▸ **Requirement**
Return every line below as is, leaving out the pictures.

▸ **Data section**
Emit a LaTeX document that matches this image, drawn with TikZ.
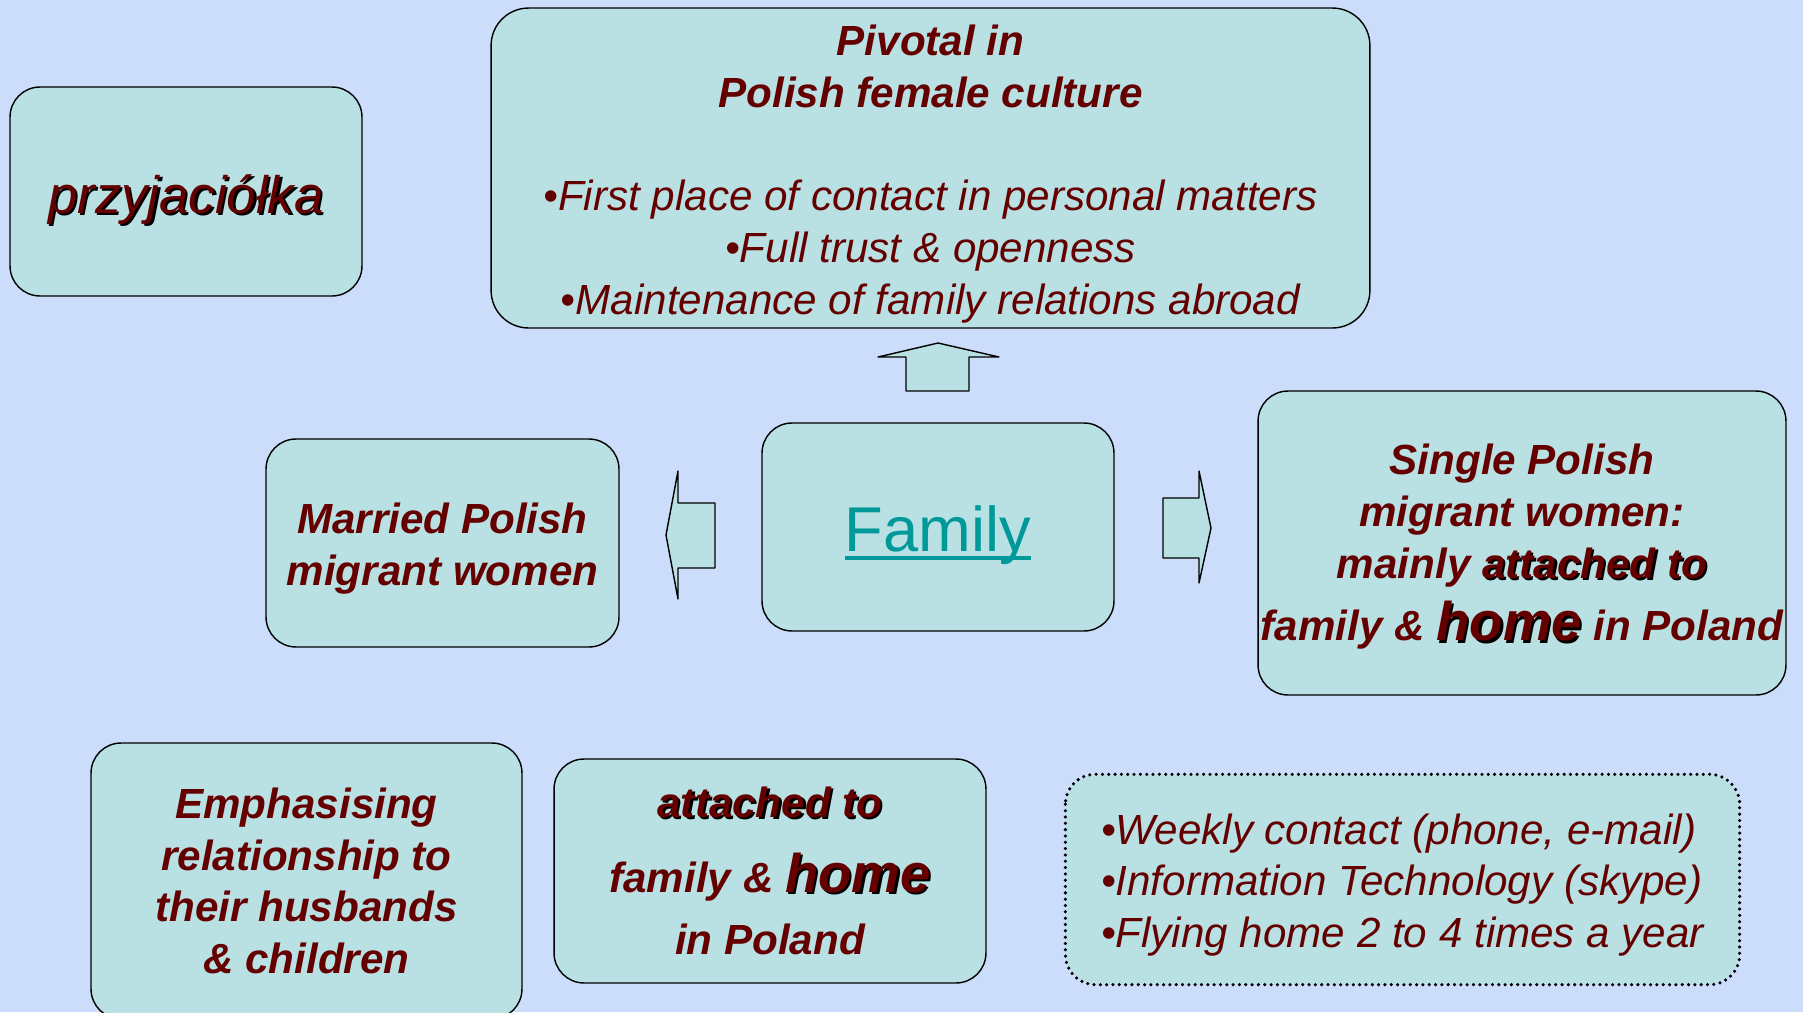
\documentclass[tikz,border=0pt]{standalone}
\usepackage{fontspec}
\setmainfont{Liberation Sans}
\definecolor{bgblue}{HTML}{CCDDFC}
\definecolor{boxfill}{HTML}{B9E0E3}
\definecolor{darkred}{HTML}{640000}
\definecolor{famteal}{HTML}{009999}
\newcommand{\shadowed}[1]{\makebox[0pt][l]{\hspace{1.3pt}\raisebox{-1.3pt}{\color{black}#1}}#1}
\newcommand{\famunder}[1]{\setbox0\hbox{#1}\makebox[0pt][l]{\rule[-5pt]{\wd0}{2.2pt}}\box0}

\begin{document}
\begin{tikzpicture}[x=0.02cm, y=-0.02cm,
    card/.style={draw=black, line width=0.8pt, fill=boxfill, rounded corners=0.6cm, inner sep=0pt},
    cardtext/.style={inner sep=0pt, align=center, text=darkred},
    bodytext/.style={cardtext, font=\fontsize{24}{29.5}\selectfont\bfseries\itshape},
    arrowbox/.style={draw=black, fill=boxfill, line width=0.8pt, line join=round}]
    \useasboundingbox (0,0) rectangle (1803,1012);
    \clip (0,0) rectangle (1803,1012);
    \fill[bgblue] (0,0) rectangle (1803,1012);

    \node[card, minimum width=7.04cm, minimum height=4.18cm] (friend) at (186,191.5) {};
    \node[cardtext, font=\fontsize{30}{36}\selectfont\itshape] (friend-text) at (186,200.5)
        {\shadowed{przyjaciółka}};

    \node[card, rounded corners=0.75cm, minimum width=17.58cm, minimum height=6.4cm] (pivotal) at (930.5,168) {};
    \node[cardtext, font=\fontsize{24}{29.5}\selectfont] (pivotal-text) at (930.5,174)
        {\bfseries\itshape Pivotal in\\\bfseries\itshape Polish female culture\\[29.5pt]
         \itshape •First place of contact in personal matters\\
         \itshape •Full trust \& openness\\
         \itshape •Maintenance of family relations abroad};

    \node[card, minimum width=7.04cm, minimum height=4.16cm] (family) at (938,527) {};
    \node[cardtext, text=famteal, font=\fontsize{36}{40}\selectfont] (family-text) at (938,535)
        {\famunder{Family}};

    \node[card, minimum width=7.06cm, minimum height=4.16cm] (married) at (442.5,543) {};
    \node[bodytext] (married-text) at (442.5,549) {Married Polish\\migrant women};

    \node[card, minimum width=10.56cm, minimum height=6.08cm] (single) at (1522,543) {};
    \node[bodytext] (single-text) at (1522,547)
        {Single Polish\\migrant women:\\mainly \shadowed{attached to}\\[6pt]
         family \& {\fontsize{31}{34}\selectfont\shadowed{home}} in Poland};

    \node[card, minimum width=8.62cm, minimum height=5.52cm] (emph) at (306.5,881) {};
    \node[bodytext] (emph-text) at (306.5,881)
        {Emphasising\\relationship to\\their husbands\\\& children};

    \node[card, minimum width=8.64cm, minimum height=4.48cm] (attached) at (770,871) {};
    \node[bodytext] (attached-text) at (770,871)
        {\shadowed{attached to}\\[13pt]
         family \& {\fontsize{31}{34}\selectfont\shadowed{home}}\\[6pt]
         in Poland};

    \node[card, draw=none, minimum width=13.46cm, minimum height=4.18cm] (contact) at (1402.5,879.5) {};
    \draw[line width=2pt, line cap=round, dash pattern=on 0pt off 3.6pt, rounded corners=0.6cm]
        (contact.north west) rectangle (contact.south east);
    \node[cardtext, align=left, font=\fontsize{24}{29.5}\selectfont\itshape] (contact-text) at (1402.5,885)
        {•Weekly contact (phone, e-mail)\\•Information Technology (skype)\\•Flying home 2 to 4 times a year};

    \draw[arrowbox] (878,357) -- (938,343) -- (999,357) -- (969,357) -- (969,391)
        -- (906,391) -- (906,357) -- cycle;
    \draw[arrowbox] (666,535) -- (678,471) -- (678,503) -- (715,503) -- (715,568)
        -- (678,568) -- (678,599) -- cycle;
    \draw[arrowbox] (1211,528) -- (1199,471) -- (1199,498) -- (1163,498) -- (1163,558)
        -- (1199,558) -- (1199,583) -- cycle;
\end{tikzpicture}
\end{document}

▸ **Exercise answer**
Emit a LaTeX document that matches this image, drawn with TikZ.
\documentclass[tikz,border=0pt]{standalone}
\usepackage{fontspec}
\setmainfont{Liberation Sans}
\definecolor{bgblue}{HTML}{CCDDFC}
\definecolor{boxfill}{HTML}{B9E0E3}
\definecolor{darkred}{HTML}{640000}
\definecolor{famteal}{HTML}{009999}
\newcommand{\shadowed}[1]{\makebox[0pt][l]{\hspace{1.3pt}\raisebox{-1.3pt}{\color{black}#1}}#1}
\newcommand{\famunder}[1]{\setbox0\hbox{#1}\makebox[0pt][l]{\rule[-5pt]{\wd0}{2.2pt}}\box0}

\begin{document}
\begin{tikzpicture}[x=0.02cm, y=-0.02cm,
    card/.style={draw=black, line width=0.8pt, fill=boxfill, rounded corners=0.6cm, inner sep=0pt},
    cardtext/.style={inner sep=0pt, align=center, text=darkred},
    bodytext/.style={cardtext, font=\fontsize{24}{29.5}\selectfont\bfseries\itshape},
    arrowbox/.style={draw=black, fill=boxfill, line width=0.8pt, line join=round}]
    \useasboundingbox (0,0) rectangle (1803,1012);
    \clip (0,0) rectangle (1803,1012);
    \fill[bgblue] (0,0) rectangle (1803,1012);

    \node[card, minimum width=7.04cm, minimum height=4.18cm] (friend) at (186,191.5) {};
    \node[cardtext, font=\fontsize{30}{36}\selectfont\itshape] (friend-text) at (186,200.5)
        {\shadowed{przyjaciółka}};

    \node[card, rounded corners=0.75cm, minimum width=17.58cm, minimum height=6.4cm] (pivotal) at (930.5,168) {};
    \node[cardtext, font=\fontsize{24}{29.5}\selectfont] (pivotal-text) at (930.5,174)
        {\bfseries\itshape Pivotal in\\\bfseries\itshape Polish female culture\\[29.5pt]
         \itshape •First place of contact in personal matters\\
         \itshape •Full trust \& openness\\
         \itshape •Maintenance of family relations abroad};

    \node[card, minimum width=7.04cm, minimum height=4.16cm] (family) at (938,527) {};
    \node[cardtext, text=famteal, font=\fontsize{36}{40}\selectfont] (family-text) at (938,535)
        {\famunder{Family}};

    \node[card, minimum width=7.06cm, minimum height=4.16cm] (married) at (442.5,543) {};
    \node[bodytext] (married-text) at (442.5,549) {Married Polish\\migrant women};

    \node[card, minimum width=10.56cm, minimum height=6.08cm] (single) at (1522,543) {};
    \node[bodytext] (single-text) at (1522,547)
        {Single Polish\\migrant women:\\mainly \shadowed{attached to}\\[6pt]
         family \& {\fontsize{31}{34}\selectfont\shadowed{home}} in Poland};

    \node[card, minimum width=8.62cm, minimum height=5.52cm] (emph) at (306.5,881) {};
    \node[bodytext] (emph-text) at (306.5,881)
        {Emphasising\\relationship to\\their husbands\\\& children};

    \node[card, minimum width=8.64cm, minimum height=4.48cm] (attached) at (770,871) {};
    \node[bodytext] (attached-text) at (770,871)
        {\shadowed{attached to}\\[13pt]
         family \& {\fontsize{31}{34}\selectfont\shadowed{home}}\\[6pt]
         in Poland};

    \node[card, draw=none, minimum width=13.46cm, minimum height=4.18cm] (contact) at (1402.5,879.5) {};
    \draw[line width=2pt, line cap=round, dash pattern=on 0pt off 3.6pt, rounded corners=0.6cm]
        (contact.north west) rectangle (contact.south east);
    \node[cardtext, align=left, font=\fontsize{24}{29.5}\selectfont\itshape] (contact-text) at (1402.5,885)
        {•Weekly contact (phone, e-mail)\\•Information Technology (skype)\\•Flying home 2 to 4 times a year};

    \draw[arrowbox] (878,357) -- (938,343) -- (999,357) -- (969,357) -- (969,391)
        -- (906,391) -- (906,357) -- cycle;
    \draw[arrowbox] (666,535) -- (678,471) -- (678,503) -- (715,503) -- (715,568)
        -- (678,568) -- (678,599) -- cycle;
    \draw[arrowbox] (1211,528) -- (1199,471) -- (1199,498) -- (1163,498) -- (1163,558)
        -- (1199,558) -- (1199,583) -- cycle;
\end{tikzpicture}
\end{document}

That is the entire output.